━━━━━ INPUT ROWS ━━━━━
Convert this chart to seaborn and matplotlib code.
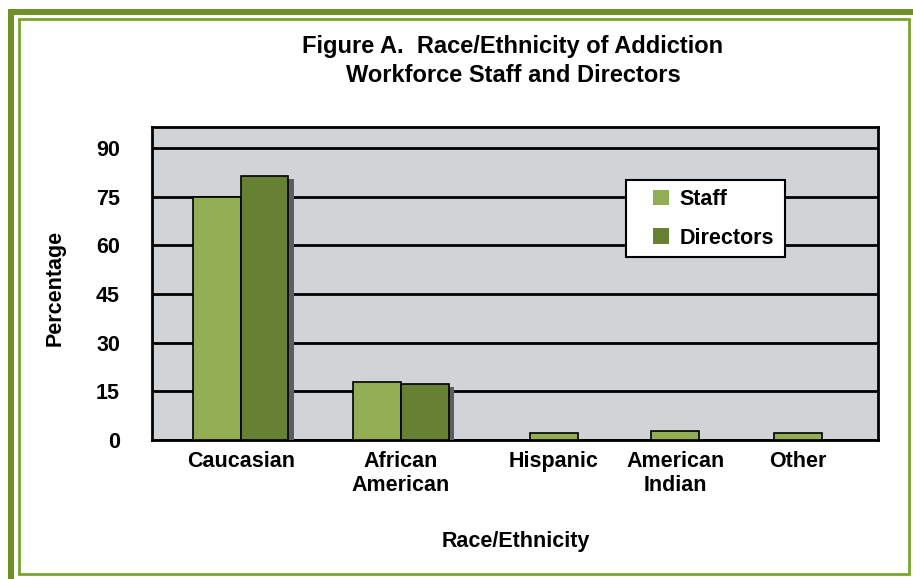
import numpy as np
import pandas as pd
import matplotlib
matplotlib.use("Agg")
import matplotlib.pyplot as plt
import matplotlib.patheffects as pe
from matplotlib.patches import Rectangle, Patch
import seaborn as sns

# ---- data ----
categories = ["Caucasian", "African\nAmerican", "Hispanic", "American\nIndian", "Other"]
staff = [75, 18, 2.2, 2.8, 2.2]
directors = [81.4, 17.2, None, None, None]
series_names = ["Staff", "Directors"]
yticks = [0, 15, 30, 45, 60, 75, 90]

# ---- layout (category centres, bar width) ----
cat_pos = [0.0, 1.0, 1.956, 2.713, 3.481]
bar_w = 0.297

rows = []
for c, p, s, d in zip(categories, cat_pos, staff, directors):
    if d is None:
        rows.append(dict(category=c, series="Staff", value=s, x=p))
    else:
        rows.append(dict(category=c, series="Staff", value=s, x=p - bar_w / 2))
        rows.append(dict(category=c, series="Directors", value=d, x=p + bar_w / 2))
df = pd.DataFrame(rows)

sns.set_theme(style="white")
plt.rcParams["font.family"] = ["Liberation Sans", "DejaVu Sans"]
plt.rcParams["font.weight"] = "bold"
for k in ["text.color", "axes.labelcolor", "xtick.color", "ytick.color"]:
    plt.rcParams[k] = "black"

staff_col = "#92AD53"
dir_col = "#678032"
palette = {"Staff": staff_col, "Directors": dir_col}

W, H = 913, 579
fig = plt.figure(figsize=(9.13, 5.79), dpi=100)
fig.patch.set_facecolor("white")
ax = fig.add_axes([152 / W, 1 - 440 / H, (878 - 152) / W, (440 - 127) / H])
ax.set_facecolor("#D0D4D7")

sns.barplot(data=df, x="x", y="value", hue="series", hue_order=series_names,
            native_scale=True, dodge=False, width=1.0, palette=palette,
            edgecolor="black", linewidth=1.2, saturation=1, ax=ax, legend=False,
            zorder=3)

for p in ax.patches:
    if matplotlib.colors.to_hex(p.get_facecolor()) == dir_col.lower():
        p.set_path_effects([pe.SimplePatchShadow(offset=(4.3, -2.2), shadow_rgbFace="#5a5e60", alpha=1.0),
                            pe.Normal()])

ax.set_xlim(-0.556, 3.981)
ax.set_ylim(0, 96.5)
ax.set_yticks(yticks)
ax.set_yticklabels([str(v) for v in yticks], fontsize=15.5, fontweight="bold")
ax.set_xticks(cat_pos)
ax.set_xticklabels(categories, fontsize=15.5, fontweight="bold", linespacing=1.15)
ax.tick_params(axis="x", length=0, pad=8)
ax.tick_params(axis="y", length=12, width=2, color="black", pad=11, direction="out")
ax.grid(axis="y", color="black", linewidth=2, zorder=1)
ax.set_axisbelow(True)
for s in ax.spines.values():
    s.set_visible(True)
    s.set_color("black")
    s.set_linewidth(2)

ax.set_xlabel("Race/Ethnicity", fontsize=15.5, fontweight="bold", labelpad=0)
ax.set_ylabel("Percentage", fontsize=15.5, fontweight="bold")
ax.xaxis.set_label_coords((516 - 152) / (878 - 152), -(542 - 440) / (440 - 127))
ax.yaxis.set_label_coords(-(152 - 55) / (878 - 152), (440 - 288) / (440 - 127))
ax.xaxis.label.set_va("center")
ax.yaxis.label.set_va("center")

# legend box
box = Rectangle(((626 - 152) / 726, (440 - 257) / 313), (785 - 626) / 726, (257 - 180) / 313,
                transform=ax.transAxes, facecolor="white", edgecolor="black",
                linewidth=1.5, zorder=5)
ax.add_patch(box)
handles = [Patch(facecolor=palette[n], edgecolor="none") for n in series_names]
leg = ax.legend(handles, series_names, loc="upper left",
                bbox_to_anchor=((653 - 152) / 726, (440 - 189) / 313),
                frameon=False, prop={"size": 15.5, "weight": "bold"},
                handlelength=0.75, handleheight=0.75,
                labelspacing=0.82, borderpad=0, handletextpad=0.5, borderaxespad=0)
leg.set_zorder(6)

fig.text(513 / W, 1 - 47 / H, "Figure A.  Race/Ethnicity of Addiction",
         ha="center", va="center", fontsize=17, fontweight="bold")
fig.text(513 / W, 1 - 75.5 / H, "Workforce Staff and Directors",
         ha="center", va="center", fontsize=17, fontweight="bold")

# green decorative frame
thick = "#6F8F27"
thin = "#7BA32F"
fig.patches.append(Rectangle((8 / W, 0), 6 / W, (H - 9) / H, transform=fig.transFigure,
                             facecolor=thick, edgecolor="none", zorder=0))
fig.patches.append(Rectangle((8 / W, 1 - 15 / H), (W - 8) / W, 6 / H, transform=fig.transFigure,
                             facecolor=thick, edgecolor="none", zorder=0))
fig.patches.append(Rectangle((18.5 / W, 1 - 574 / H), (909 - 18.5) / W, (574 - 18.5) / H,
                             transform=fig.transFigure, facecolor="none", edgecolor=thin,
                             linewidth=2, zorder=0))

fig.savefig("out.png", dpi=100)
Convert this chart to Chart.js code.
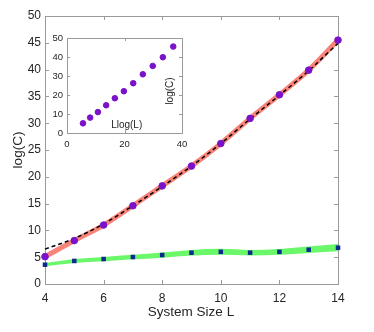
━━━━━
[TASK STATEMENT]: Transcribe the preceding listing in its entirety and with exact wording, leaving out pictures.

[EXERCISE SOLUTION]:
Convert this chart to seaborn and matplotlib code.
import numpy as np
import pandas as pd
import matplotlib
matplotlib.use("Agg")
import matplotlib.pyplot as plt
import matplotlib.patheffects as pe
from matplotlib.patches import Rectangle, Patch
import seaborn as sns

# ---- data ----
categories = ["Caucasian", "African\nAmerican", "Hispanic", "American\nIndian", "Other"]
staff = [75, 18, 2.2, 2.8, 2.2]
directors = [81.4, 17.2, None, None, None]
series_names = ["Staff", "Directors"]
yticks = [0, 15, 30, 45, 60, 75, 90]

# ---- layout (category centres, bar width) ----
cat_pos = [0.0, 1.0, 1.956, 2.713, 3.481]
bar_w = 0.297

rows = []
for c, p, s, d in zip(categories, cat_pos, staff, directors):
    if d is None:
        rows.append(dict(category=c, series="Staff", value=s, x=p))
    else:
        rows.append(dict(category=c, series="Staff", value=s, x=p - bar_w / 2))
        rows.append(dict(category=c, series="Directors", value=d, x=p + bar_w / 2))
df = pd.DataFrame(rows)

sns.set_theme(style="white")
plt.rcParams["font.family"] = ["Liberation Sans", "DejaVu Sans"]
plt.rcParams["font.weight"] = "bold"
for k in ["text.color", "axes.labelcolor", "xtick.color", "ytick.color"]:
    plt.rcParams[k] = "black"

staff_col = "#92AD53"
dir_col = "#678032"
palette = {"Staff": staff_col, "Directors": dir_col}

W, H = 913, 579
fig = plt.figure(figsize=(9.13, 5.79), dpi=100)
fig.patch.set_facecolor("white")
ax = fig.add_axes([152 / W, 1 - 440 / H, (878 - 152) / W, (440 - 127) / H])
ax.set_facecolor("#D0D4D7")

sns.barplot(data=df, x="x", y="value", hue="series", hue_order=series_names,
            native_scale=True, dodge=False, width=1.0, palette=palette,
            edgecolor="black", linewidth=1.2, saturation=1, ax=ax, legend=False,
            zorder=3)

for p in ax.patches:
    if matplotlib.colors.to_hex(p.get_facecolor()) == dir_col.lower():
        p.set_path_effects([pe.SimplePatchShadow(offset=(4.3, -2.2), shadow_rgbFace="#5a5e60", alpha=1.0),
                            pe.Normal()])

ax.set_xlim(-0.556, 3.981)
ax.set_ylim(0, 96.5)
ax.set_yticks(yticks)
ax.set_yticklabels([str(v) for v in yticks], fontsize=15.5, fontweight="bold")
ax.set_xticks(cat_pos)
ax.set_xticklabels(categories, fontsize=15.5, fontweight="bold", linespacing=1.15)
ax.tick_params(axis="x", length=0, pad=8)
ax.tick_params(axis="y", length=12, width=2, color="black", pad=11, direction="out")
ax.grid(axis="y", color="black", linewidth=2, zorder=1)
ax.set_axisbelow(True)
for s in ax.spines.values():
    s.set_visible(True)
    s.set_color("black")
    s.set_linewidth(2)

ax.set_xlabel("Race/Ethnicity", fontsize=15.5, fontweight="bold", labelpad=0)
ax.set_ylabel("Percentage", fontsize=15.5, fontweight="bold")
ax.xaxis.set_label_coords((516 - 152) / (878 - 152), -(542 - 440) / (440 - 127))
ax.yaxis.set_label_coords(-(152 - 55) / (878 - 152), (440 - 288) / (440 - 127))
ax.xaxis.label.set_va("center")
ax.yaxis.label.set_va("center")

# legend box
box = Rectangle(((626 - 152) / 726, (440 - 257) / 313), (785 - 626) / 726, (257 - 180) / 313,
                transform=ax.transAxes, facecolor="white", edgecolor="black",
                linewidth=1.5, zorder=5)
ax.add_patch(box)
handles = [Patch(facecolor=palette[n], edgecolor="none") for n in series_names]
leg = ax.legend(handles, series_names, loc="upper left",
                bbox_to_anchor=((653 - 152) / 726, (440 - 189) / 313),
                frameon=False, prop={"size": 15.5, "weight": "bold"},
                handlelength=0.75, handleheight=0.75,
                labelspacing=0.82, borderpad=0, handletextpad=0.5, borderaxespad=0)
leg.set_zorder(6)

fig.text(513 / W, 1 - 47 / H, "Figure A.  Race/Ethnicity of Addiction",
         ha="center", va="center", fontsize=17, fontweight="bold")
fig.text(513 / W, 1 - 75.5 / H, "Workforce Staff and Directors",
         ha="center", va="center", fontsize=17, fontweight="bold")

# green decorative frame
thick = "#6F8F27"
thin = "#7BA32F"
fig.patches.append(Rectangle((8 / W, 0), 6 / W, (H - 9) / H, transform=fig.transFigure,
                             facecolor=thick, edgecolor="none", zorder=0))
fig.patches.append(Rectangle((8 / W, 1 - 15 / H), (W - 8) / W, 6 / H, transform=fig.transFigure,
                             facecolor=thick, edgecolor="none", zorder=0))
fig.patches.append(Rectangle((18.5 / W, 1 - 574 / H), (909 - 18.5) / W, (574 - 18.5) / H,
                             transform=fig.transFigure, facecolor="none", edgecolor=thin,
                             linewidth=2, zorder=0))

fig.savefig("out.png", dpi=100)
Convert this chart to Chart.js code.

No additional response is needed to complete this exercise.